Foster Islands
- Landsat image of Foster Islands, Bass Strait, Tasmania

Geography
- Location: Banks Strait, Bass Strait
- Coordinates: 40°43′S 147°58′E﻿ / ﻿40.717°S 147.967°E
- Archipelago: Waterhouse Island Group
- Area: 48 ha (120 acres)

Administration
- Australia
- State: Tasmania

= Foster Islands (Tasmania) =

Island in Tasmania, Australia

The Foster Islands, part of the Waterhouse Island Group, are two small granite islands with a combined area of 48 ha situated in Banks Strait, part of Bass Strait, lying close to the north-eastern coast of Tasmania, Australia.

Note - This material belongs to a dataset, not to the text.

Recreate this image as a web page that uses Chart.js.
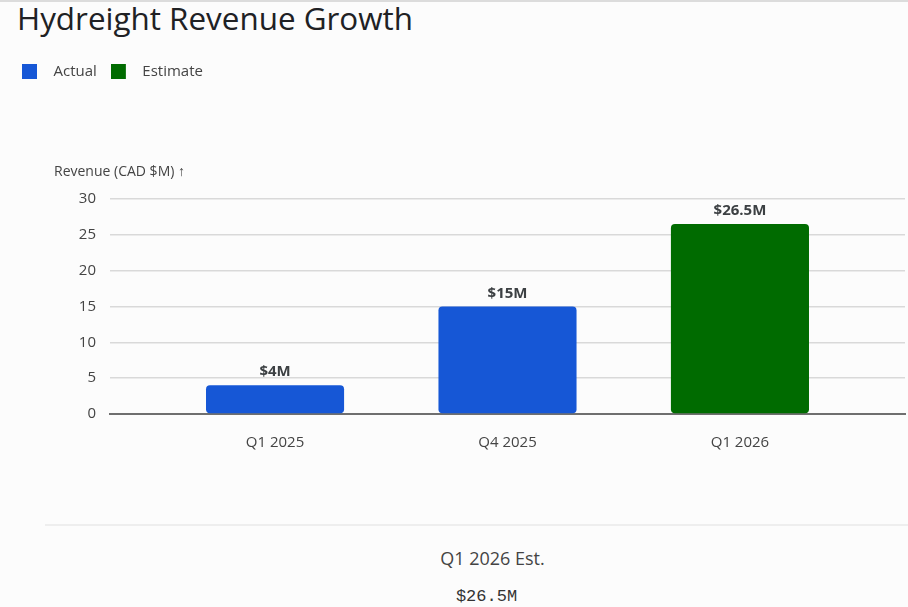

The islands form part of Small Bass Strait Island nature reserve.

Other islands in the Waterhouse Group include Ninth, Tenth, Waterhouse, Little Waterhouse, Maclean, Baynes, Gygnet, Swan, Little Swan, St Helens and Paddys islands and Bird Rock and George Rocks islets.

==Fauna==
Recorded breeding seabird and wader species are little penguin, short-tailed shearwater, white-faced storm-petrel, Pacific gull, sooty oystercatcher and Australian pelican. Cape Barren geese also breed on the island. The metallic skink is present.